WHAT THE TASK ASKS:
Reproduce the first line and every line after it, exactly, through the one containing "const seriesNames = ['UNINSULATED". Leave out the rest.

"""

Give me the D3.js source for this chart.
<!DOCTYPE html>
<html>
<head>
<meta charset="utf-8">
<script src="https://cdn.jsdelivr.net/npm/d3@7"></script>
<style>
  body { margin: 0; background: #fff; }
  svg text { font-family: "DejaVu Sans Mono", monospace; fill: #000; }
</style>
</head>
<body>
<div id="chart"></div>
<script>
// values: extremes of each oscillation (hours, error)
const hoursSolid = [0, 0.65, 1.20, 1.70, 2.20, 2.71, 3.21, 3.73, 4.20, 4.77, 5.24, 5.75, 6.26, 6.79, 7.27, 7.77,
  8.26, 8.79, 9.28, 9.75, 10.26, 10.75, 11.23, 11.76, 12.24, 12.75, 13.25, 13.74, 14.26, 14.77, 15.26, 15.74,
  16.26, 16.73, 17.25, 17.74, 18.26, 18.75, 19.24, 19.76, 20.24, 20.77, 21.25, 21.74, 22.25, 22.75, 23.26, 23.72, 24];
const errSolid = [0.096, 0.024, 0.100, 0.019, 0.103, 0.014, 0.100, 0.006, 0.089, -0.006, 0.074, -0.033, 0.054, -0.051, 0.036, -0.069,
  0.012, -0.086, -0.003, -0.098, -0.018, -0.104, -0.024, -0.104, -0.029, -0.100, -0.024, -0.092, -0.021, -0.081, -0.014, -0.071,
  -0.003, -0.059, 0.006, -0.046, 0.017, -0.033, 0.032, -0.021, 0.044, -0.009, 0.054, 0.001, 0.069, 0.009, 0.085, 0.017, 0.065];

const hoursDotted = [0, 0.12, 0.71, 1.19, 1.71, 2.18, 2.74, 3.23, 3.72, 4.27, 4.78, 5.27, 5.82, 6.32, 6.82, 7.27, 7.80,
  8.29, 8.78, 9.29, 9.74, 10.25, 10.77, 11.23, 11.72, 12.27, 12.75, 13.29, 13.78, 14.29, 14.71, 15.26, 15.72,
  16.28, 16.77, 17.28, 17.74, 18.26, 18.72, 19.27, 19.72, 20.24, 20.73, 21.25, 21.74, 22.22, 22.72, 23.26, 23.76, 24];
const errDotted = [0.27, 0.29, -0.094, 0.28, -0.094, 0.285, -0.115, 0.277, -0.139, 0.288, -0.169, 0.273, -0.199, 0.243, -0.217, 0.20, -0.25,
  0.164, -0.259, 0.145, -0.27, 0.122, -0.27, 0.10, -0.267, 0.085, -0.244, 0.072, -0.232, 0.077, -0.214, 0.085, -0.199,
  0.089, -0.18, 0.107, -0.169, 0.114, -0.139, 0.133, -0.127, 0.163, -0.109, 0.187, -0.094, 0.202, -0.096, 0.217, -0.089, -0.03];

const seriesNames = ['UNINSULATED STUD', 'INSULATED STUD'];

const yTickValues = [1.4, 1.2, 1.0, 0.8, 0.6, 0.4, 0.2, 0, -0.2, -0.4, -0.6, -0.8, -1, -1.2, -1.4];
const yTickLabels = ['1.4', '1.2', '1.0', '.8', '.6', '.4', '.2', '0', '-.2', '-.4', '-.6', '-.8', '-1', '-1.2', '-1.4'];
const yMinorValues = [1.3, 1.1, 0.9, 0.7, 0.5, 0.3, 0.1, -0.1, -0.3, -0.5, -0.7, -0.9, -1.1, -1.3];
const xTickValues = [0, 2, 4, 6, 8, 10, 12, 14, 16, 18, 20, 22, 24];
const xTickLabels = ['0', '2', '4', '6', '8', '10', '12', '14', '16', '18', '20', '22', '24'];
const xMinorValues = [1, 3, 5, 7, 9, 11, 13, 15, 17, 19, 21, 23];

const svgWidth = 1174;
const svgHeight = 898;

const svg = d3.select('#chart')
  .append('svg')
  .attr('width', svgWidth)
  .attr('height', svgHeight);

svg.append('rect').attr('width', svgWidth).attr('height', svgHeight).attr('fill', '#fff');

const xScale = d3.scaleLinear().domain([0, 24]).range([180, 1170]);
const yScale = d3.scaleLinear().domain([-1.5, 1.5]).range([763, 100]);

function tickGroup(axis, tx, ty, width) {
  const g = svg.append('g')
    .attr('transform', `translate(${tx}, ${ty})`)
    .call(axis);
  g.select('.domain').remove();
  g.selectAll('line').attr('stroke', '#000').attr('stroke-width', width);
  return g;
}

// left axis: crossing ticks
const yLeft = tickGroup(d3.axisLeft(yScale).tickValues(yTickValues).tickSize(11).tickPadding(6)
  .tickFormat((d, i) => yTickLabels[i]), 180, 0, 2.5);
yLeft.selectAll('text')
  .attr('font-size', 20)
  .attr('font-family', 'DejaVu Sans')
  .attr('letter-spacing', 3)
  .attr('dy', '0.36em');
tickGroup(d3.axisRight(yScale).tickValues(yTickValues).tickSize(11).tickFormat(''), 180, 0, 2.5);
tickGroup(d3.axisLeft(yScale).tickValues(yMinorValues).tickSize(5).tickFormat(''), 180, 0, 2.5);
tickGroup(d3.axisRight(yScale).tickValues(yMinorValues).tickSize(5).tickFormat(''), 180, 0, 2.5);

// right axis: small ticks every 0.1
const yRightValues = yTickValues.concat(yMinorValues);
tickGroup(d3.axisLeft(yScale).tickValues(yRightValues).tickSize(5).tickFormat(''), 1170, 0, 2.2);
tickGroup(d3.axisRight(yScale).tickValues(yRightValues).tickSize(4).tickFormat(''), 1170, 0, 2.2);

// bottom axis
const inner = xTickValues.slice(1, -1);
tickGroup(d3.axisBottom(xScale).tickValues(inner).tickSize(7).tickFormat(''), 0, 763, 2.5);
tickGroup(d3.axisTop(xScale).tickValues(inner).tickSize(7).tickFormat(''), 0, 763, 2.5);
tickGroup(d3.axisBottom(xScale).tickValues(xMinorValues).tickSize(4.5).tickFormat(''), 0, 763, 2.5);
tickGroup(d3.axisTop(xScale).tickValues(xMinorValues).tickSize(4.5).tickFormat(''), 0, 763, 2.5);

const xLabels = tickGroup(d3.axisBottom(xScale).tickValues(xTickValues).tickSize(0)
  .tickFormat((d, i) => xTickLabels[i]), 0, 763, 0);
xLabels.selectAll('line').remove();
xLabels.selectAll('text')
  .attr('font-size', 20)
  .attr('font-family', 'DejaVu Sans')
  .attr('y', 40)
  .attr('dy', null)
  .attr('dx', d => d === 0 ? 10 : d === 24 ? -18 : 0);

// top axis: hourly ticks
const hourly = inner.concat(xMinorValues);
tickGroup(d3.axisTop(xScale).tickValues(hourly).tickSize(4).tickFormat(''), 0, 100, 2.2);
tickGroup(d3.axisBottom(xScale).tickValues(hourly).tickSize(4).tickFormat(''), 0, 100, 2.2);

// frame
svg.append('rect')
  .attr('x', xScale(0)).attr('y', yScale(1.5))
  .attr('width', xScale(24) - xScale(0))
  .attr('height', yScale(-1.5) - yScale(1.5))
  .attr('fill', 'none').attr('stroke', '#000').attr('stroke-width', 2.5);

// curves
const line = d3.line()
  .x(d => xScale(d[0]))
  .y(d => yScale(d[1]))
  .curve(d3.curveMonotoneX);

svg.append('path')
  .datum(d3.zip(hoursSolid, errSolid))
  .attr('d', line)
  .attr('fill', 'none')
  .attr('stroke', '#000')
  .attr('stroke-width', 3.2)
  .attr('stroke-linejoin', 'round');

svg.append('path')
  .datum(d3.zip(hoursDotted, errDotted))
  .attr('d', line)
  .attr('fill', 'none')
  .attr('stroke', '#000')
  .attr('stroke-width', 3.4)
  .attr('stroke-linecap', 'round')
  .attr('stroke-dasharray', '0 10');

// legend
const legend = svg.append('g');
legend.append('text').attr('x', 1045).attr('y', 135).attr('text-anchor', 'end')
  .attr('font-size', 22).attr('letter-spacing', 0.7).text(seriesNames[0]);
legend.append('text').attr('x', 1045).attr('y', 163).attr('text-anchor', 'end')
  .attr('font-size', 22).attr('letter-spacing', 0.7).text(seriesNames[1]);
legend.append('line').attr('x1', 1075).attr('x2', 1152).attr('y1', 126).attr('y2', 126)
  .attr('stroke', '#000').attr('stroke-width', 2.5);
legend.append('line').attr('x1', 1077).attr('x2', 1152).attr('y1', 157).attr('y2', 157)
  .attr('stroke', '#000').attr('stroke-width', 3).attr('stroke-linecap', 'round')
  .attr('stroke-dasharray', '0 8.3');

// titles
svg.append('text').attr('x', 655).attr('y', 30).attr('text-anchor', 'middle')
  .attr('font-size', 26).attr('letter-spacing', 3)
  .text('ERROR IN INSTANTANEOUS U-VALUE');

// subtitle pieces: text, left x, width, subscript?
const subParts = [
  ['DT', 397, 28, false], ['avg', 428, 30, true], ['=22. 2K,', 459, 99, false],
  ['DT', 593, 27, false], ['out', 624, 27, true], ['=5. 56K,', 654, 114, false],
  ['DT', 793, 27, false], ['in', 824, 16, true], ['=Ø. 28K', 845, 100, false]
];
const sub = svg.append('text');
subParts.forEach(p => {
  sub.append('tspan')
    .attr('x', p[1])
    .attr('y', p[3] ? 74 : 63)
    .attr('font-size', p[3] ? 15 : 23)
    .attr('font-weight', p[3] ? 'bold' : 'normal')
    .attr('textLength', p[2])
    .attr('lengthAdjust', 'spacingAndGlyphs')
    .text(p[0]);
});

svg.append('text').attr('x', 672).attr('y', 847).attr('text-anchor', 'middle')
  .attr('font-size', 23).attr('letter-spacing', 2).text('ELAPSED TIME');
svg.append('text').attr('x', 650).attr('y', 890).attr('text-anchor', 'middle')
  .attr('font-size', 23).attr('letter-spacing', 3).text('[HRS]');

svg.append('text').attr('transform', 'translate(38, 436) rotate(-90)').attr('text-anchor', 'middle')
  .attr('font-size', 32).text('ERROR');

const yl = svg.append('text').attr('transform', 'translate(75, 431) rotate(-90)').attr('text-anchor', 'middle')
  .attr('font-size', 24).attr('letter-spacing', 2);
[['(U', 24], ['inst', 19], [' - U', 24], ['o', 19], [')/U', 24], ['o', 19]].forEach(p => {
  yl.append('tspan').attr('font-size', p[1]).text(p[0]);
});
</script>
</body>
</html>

"""

WRITTEN REPLY:
Give me the D3.js source for this chart.
<!DOCTYPE html>
<html>
<head>
<meta charset="utf-8">
<script src="https://cdn.jsdelivr.net/npm/d3@7"></script>
<style>
  body { margin: 0; background: #fff; }
  svg text { font-family: "DejaVu Sans Mono", monospace; fill: #000; }
</style>
</head>
<body>
<div id="chart"></div>
<script>
// values: extremes of each oscillation (hours, error)
const hoursSolid = [0, 0.65, 1.20, 1.70, 2.20, 2.71, 3.21, 3.73, 4.20, 4.77, 5.24, 5.75, 6.26, 6.79, 7.27, 7.77,
  8.26, 8.79, 9.28, 9.75, 10.26, 10.75, 11.23, 11.76, 12.24, 12.75, 13.25, 13.74, 14.26, 14.77, 15.26, 15.74,
  16.26, 16.73, 17.25, 17.74, 18.26, 18.75, 19.24, 19.76, 20.24, 20.77, 21.25, 21.74, 22.25, 22.75, 23.26, 23.72, 24];
const errSolid = [0.096, 0.024, 0.100, 0.019, 0.103, 0.014, 0.100, 0.006, 0.089, -0.006, 0.074, -0.033, 0.054, -0.051, 0.036, -0.069,
  0.012, -0.086, -0.003, -0.098, -0.018, -0.104, -0.024, -0.104, -0.029, -0.100, -0.024, -0.092, -0.021, -0.081, -0.014, -0.071,
  -0.003, -0.059, 0.006, -0.046, 0.017, -0.033, 0.032, -0.021, 0.044, -0.009, 0.054, 0.001, 0.069, 0.009, 0.085, 0.017, 0.065];

const hoursDotted = [0, 0.12, 0.71, 1.19, 1.71, 2.18, 2.74, 3.23, 3.72, 4.27, 4.78, 5.27, 5.82, 6.32, 6.82, 7.27, 7.80,
  8.29, 8.78, 9.29, 9.74, 10.25, 10.77, 11.23, 11.72, 12.27, 12.75, 13.29, 13.78, 14.29, 14.71, 15.26, 15.72,
  16.28, 16.77, 17.28, 17.74, 18.26, 18.72, 19.27, 19.72, 20.24, 20.73, 21.25, 21.74, 22.22, 22.72, 23.26, 23.76, 24];
const errDotted = [0.27, 0.29, -0.094, 0.28, -0.094, 0.285, -0.115, 0.277, -0.139, 0.288, -0.169, 0.273, -0.199, 0.243, -0.217, 0.20, -0.25,
  0.164, -0.259, 0.145, -0.27, 0.122, -0.27, 0.10, -0.267, 0.085, -0.244, 0.072, -0.232, 0.077, -0.214, 0.085, -0.199,
  0.089, -0.18, 0.107, -0.169, 0.114, -0.139, 0.133, -0.127, 0.163, -0.109, 0.187, -0.094, 0.202, -0.096, 0.217, -0.089, -0.03];

const seriesNames = ['UNINSULATED STUD', 'INSULATED STUD'];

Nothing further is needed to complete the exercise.